Exercise details — Print each line of the listing once more, precisely as given.

· · ·

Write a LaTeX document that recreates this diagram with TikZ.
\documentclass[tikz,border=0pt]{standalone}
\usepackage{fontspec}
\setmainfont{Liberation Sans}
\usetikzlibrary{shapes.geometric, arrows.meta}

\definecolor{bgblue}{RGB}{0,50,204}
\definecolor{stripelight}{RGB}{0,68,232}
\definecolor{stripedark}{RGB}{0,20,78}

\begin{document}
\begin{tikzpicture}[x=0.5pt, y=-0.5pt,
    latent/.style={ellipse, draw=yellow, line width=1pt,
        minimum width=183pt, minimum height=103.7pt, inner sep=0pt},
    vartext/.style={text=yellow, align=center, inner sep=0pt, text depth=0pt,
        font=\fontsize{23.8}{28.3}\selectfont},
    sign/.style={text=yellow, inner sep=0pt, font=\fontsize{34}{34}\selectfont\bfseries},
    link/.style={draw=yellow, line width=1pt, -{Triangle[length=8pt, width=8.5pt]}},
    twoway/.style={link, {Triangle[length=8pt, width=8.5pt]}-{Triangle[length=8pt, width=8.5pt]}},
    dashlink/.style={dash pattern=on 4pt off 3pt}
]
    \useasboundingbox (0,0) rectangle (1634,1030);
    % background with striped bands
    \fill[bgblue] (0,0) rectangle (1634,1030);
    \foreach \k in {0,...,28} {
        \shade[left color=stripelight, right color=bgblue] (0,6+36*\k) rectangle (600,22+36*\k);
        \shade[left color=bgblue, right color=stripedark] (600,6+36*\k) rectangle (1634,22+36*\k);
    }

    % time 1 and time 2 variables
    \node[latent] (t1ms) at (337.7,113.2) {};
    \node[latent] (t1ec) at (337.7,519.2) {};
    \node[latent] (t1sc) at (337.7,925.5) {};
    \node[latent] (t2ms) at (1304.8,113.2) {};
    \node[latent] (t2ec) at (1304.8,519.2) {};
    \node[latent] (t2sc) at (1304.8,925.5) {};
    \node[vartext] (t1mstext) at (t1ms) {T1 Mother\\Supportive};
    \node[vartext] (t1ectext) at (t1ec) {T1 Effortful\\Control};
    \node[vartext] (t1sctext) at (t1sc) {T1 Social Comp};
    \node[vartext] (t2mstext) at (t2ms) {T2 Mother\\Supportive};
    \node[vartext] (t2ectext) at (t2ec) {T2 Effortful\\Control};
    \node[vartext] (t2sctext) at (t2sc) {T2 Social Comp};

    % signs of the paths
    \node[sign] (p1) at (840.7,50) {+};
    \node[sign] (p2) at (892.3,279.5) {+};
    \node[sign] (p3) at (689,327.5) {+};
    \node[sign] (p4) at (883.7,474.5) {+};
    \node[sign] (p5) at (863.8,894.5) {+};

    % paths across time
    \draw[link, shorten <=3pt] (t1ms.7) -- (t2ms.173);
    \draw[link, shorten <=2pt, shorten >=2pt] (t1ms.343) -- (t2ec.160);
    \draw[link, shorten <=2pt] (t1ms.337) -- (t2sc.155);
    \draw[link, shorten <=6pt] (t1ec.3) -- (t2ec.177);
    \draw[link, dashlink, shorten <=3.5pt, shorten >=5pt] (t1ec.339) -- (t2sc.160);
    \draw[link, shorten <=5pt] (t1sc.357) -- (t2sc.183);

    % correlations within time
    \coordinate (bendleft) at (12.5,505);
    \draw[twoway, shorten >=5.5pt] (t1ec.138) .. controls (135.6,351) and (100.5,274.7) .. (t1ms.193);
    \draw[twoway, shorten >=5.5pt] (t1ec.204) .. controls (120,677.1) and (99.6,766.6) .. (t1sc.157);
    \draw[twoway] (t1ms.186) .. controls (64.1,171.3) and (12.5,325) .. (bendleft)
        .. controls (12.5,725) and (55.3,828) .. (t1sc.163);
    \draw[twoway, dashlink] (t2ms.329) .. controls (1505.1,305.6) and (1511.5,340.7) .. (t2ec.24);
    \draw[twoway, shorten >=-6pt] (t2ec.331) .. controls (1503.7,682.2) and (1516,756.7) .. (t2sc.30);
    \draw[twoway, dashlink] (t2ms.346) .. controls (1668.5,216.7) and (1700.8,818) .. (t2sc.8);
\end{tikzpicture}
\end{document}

· · ·

The result —
Write a LaTeX document that recreates this diagram with TikZ.
\documentclass[tikz,border=0pt]{standalone}
\usepackage{fontspec}
\setmainfont{Liberation Sans}
\usetikzlibrary{shapes.geometric, arrows.meta}

\definecolor{bgblue}{RGB}{0,50,204}
\definecolor{stripelight}{RGB}{0,68,232}
\definecolor{stripedark}{RGB}{0,20,78}

\begin{document}
\begin{tikzpicture}[x=0.5pt, y=-0.5pt,
    latent/.style={ellipse, draw=yellow, line width=1pt,
        minimum width=183pt, minimum height=103.7pt, inner sep=0pt},
    vartext/.style={text=yellow, align=center, inner sep=0pt, text depth=0pt,
        font=\fontsize{23.8}{28.3}\selectfont},
    sign/.style={text=yellow, inner sep=0pt, font=\fontsize{34}{34}\selectfont\bfseries},
    link/.style={draw=yellow, line width=1pt, -{Triangle[length=8pt, width=8.5pt]}},
    twoway/.style={link, {Triangle[length=8pt, width=8.5pt]}-{Triangle[length=8pt, width=8.5pt]}},
    dashlink/.style={dash pattern=on 4pt off 3pt}
]
    \useasboundingbox (0,0) rectangle (1634,1030);
    % background with striped bands
    \fill[bgblue] (0,0) rectangle (1634,1030);
    \foreach \k in {0,...,28} {
        \shade[left color=stripelight, right color=bgblue] (0,6+36*\k) rectangle (600,22+36*\k);
        \shade[left color=bgblue, right color=stripedark] (600,6+36*\k) rectangle (1634,22+36*\k);
    }

    % time 1 and time 2 variables
    \node[latent] (t1ms) at (337.7,113.2) {};
    \node[latent] (t1ec) at (337.7,519.2) {};
    \node[latent] (t1sc) at (337.7,925.5) {};
    \node[latent] (t2ms) at (1304.8,113.2) {};
    \node[latent] (t2ec) at (1304.8,519.2) {};
    \node[latent] (t2sc) at (1304.8,925.5) {};
    \node[vartext] (t1mstext) at (t1ms) {T1 Mother\\Supportive};
    \node[vartext] (t1ectext) at (t1ec) {T1 Effortful\\Control};
    \node[vartext] (t1sctext) at (t1sc) {T1 Social Comp};
    \node[vartext] (t2mstext) at (t2ms) {T2 Mother\\Supportive};
    \node[vartext] (t2ectext) at (t2ec) {T2 Effortful\\Control};
    \node[vartext] (t2sctext) at (t2sc) {T2 Social Comp};

    % signs of the paths
    \node[sign] (p1) at (840.7,50) {+};
    \node[sign] (p2) at (892.3,279.5) {+};
    \node[sign] (p3) at (689,327.5) {+};
    \node[sign] (p4) at (883.7,474.5) {+};
    \node[sign] (p5) at (863.8,894.5) {+};

    % paths across time
    \draw[link, shorten <=3pt] (t1ms.7) -- (t2ms.173);
    \draw[link, shorten <=2pt, shorten >=2pt] (t1ms.343) -- (t2ec.160);
    \draw[link, shorten <=2pt] (t1ms.337) -- (t2sc.155);
    \draw[link, shorten <=6pt] (t1ec.3) -- (t2ec.177);
    \draw[link, dashlink, shorten <=3.5pt, shorten >=5pt] (t1ec.339) -- (t2sc.160);
    \draw[link, shorten <=5pt] (t1sc.357) -- (t2sc.183);

    % correlations within time
    \coordinate (bendleft) at (12.5,505);
    \draw[twoway, shorten >=5.5pt] (t1ec.138) .. controls (135.6,351) and (100.5,274.7) .. (t1ms.193);
    \draw[twoway, shorten >=5.5pt] (t1ec.204) .. controls (120,677.1) and (99.6,766.6) .. (t1sc.157);
    \draw[twoway] (t1ms.186) .. controls (64.1,171.3) and (12.5,325) .. (bendleft)
        .. controls (12.5,725) and (55.3,828) .. (t1sc.163);
    \draw[twoway, dashlink] (t2ms.329) .. controls (1505.1,305.6) and (1511.5,340.7) .. (t2ec.24);
    \draw[twoway, shorten >=-6pt] (t2ec.331) .. controls (1503.7,682.2) and (1516,756.7) .. (t2sc.30);
    \draw[twoway, dashlink] (t2ms.346) .. controls (1668.5,216.7) and (1700.8,818) .. (t2sc.8);
\end{tikzpicture}
\end{document}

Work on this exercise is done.